In a way, Kirill’s absence will make life easier for all involved: Kazakhstan won’t have its showcase gathering of Muslim, Christian, Buddhist, Shinto and Jewish leaders from 50 countries overshadowed by a headline-grabbing photo op between the pope and the patriarch. Francis won’t have the diplomatic headache of having to explain to Ukraine why he met with an ideological supporter of Russia’s war before Francis even visited Kyiv. And Kirill will avoid the embarrassment of being present when a global congress of imams, rabbis, ministers and a pope issues a final statement largely expected to denounce war.
But for Kazakhstan’s Catholic leaders, Kirill’s absence represents something of a lost opportunity.

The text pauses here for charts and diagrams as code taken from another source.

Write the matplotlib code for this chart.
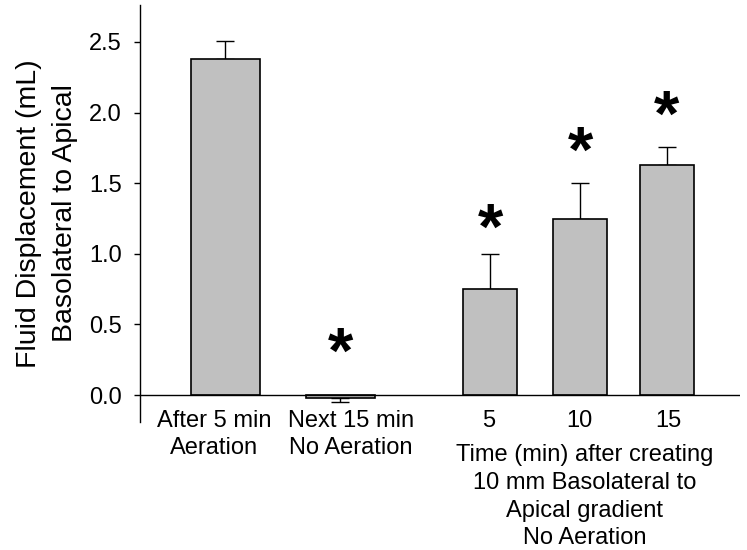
import matplotlib
matplotlib.use("Agg")
import matplotlib.pyplot as plt
from matplotlib.transforms import offset_copy

plt.rcParams['font.family'] = ['Liberation Sans', 'DejaVu Sans']

# ---- data ----
categories = ["After 5 min\nAeration", "Next 15 min\nNo Aeration", "5", "10", "15"]
means = [2.38, -0.02, 0.75, 1.25, 1.63]
errors = [0.125, 0.027, 0.25, 0.25, 0.125]
significant = [False, True, True, True, True]
y_ticks = [0.0, 0.5, 1.0, 1.5, 2.0, 2.5]
y_label = "Fluid Displacement (mL)\nBasolateral to Apical"
group_label = "Time (min) after creating\n10 mm Basolateral to\nApical gradient\nNo Aeration"

# ---- layout ----
positions = [1.00, 2.15, 3.65, 4.55, 5.42]
label_positions = [0.89, 2.26, 3.64, 4.54, 5.43]
widths = [0.69, 0.69, 0.54, 0.54, 0.54]
star_heights = [0.0, 0.37, 1.25, 1.79, 2.05]   # vertical centre of each asterisk

W, H = 747, 550
fig = plt.figure(figsize=(W / 100, H / 100), dpi=100)
ax = fig.add_axes([140 / W, (H - 422) / H, (740 - 140) / W, (422 - 5) / H])

ax.bar(positions, means, width=widths, color="#c0c0c0", edgecolor="black",
       linewidth=1.2, zorder=2)

lower = [e if m < 0 else 0 for m, e in zip(means, errors)]
upper = [0 if m < 0 else e for m, e in zip(means, errors)]
ax.errorbar(positions, means, yerr=[lower, upper], fmt="none", ecolor="black",
            elinewidth=1.0, capsize=6.5, capthick=1.0, zorder=1)

ax.axhline(0, color="black", linewidth=1.0, zorder=3)

# asterisks
star_tr = offset_copy(ax.transData, fig=fig, x=0, y=-30, units="dots")
for x, s, yc in zip(positions, significant, star_heights):
    if s:
        ax.text(x, yc, "*", transform=star_tr, ha="center", va="baseline",
                fontsize=47, fontweight="bold")

ax.set_xlim(0.15, 6.15)
ax.set_ylim(-0.191, 2.762)
ax.set_yticks(y_ticks)
ax.set_yticklabels([f"{v:.1f}" for v in y_ticks], fontsize=17)
ax.set_xticks(label_positions)
ax.set_xticklabels(categories, fontsize=17, linespacing=1.3)
ax.tick_params(axis="x", length=0, pad=-8.6)
ax.tick_params(axis="y", direction="out", length=4.5, width=1.0, pad=8.5)

for sp in ("top", "right", "bottom"):
    ax.spines[sp].set_visible(False)
ax.spines["left"].set_linewidth(1.0)

ax.set_ylabel(y_label, fontsize=20.5, linespacing=1.48, labelpad=8)

ax.text(4.6, -0.35, group_label, ha="center", va="top", fontsize=17,
        linespacing=1.33)

fig.savefig("out.png", dpi=100)
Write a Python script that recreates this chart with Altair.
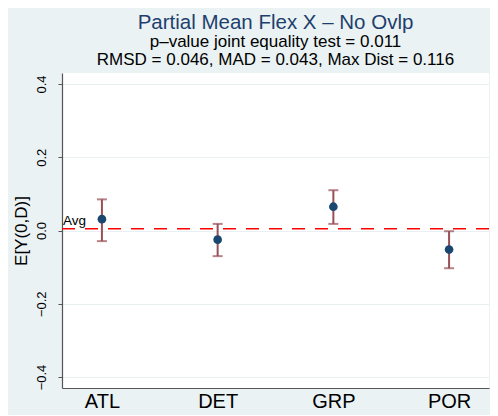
import altair as alt
import pandas as pd

categories = ["ATL", "DET", "GRP", "POR"]
estimates = [0.031, -0.025, 0.065, -0.052]
ci_low = [-0.029, -0.070, 0.018, -0.103]
ci_high = [0.085, 0.018, 0.110, -0.002]
avg_value = 0.005
y_ticks = [-0.4, -0.2, 0.0, 0.2, 0.4]

df = pd.DataFrame({"cat": categories, "est": estimates, "lo": ci_low, "hi": ci_high})
avg_df = pd.DataFrame({"avg": [avg_value], "label": ["Avg"]})

FONT = "Liberation Sans"
ERR = "#984f57"
PT = "#1a476f"

xenc = alt.X("cat:N", sort=categories, title=None,
             scale=alt.Scale(type="point", padding=0.345),
             axis=alt.Axis(labelAngle=0, labelFontSize=20, labelColor="black",
                           ticks=False, domain=True, domainColor="#555555",
                           domainWidth=1.2, labelPadding=3, grid=False, labelFont=FONT))
yscale = alt.Scale(domain=[-0.43, 0.43], nice=False, zero=False)
yaxis = alt.Axis(values=y_ticks, format=".1f", labelAngle=270, labelAlign="center",
                 labelBaseline="bottom", labelFontSize=13, labelColor="black",
                 labelPadding=10, tickSize=4, tickColor="#555555", domainColor="#555555",
                 domainWidth=1.2, grid=True, gridColor="#e8f0f2", gridWidth=1.2,
                 title="E[Y(0,D)]", titleFontSize=17, titleFontWeight="normal",
                 titleColor="black", titlePadding=5, labelFont=FONT, titleFont=FONT)

base = alt.Chart(df)

rules = base.mark_rule(color=ERR, strokeWidth=2).encode(
    x=xenc, y=alt.Y("lo:Q", scale=yscale, axis=yaxis), y2="hi:Q")
caps_hi = base.mark_tick(color=ERR, orient="horizontal", size=10, thickness=2).encode(
    x=alt.X("cat:N", sort=categories), y=alt.Y("hi:Q"))
caps_lo = base.mark_tick(color=ERR, orient="horizontal", size=10, thickness=2).encode(
    x=alt.X("cat:N", sort=categories), y=alt.Y("lo:Q"))
pts = base.mark_circle(color=PT, size=75, opacity=1).encode(
    x=alt.X("cat:N", sort=categories), y=alt.Y("est:Q"))

avg_line = alt.Chart(avg_df).mark_rule(color="#ff0000", strokeWidth=1.5,
                                       strokeDash=[13, 10]).encode(y=alt.Y("avg:Q"))
avg_text = alt.Chart(avg_df).mark_text(align="left", baseline="bottom", dx=1, dy=-1,
                                       fontSize=13.5, font=FONT, color="black").encode(
    x=alt.value(0), y=alt.Y("avg:Q"), text="label:N")

chart = alt.layer(rules, caps_hi, caps_lo, avg_line, avg_text, pts).properties(
    width=427, height=315,
    background="#eaf2f3",
    autosize=alt.AutoSizeParams(type="none"),
    padding={"left": 54, "top": 65, "right": 1, "bottom": 27},
    title=alt.TitleParams(
        text="Partial Mean Flex X \u2013 No Ovlp",
        subtitle=["p\u2013value joint equality test = 0.011",
                  "RMSD = 0.046, MAD = 0.043, Max Dist = 0.116"],
        font=FONT, fontSize=20.5, fontWeight="normal", color="#1e3f6e",
        subtitleFont=FONT, subtitleFontSize=17, subtitleColor="black",
        subtitleLineHeight=18, subtitlePadding=1, anchor="middle", frame="group",
        offset=5),
).configure_view(fill="white", stroke=None).configure_axis(labelFont=FONT)

chart.save("out.html", embed_options={"renderer": "svg", "actions": False})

“Personally I am pained,” said Bishop Adelio Dell’Oro of the Kazakh diocese of Karaganda. “I think a meeting between them on the sidelines of the congress would have been a notable contribution, notable in this process of peace to clarify what religions can contribute to human coexistence in the world. So I am disappointed, but you have to accept it.”
The interfaith congress is an important triennial event for Kazakhstan, a country that borders Russia to the north, China to the east and is home to some 130 ethnic groups: It’s a showpiece of its foreign policy and a reflection of its own multicultural and multiethnic population that has long been touted as a crossroads between East and West.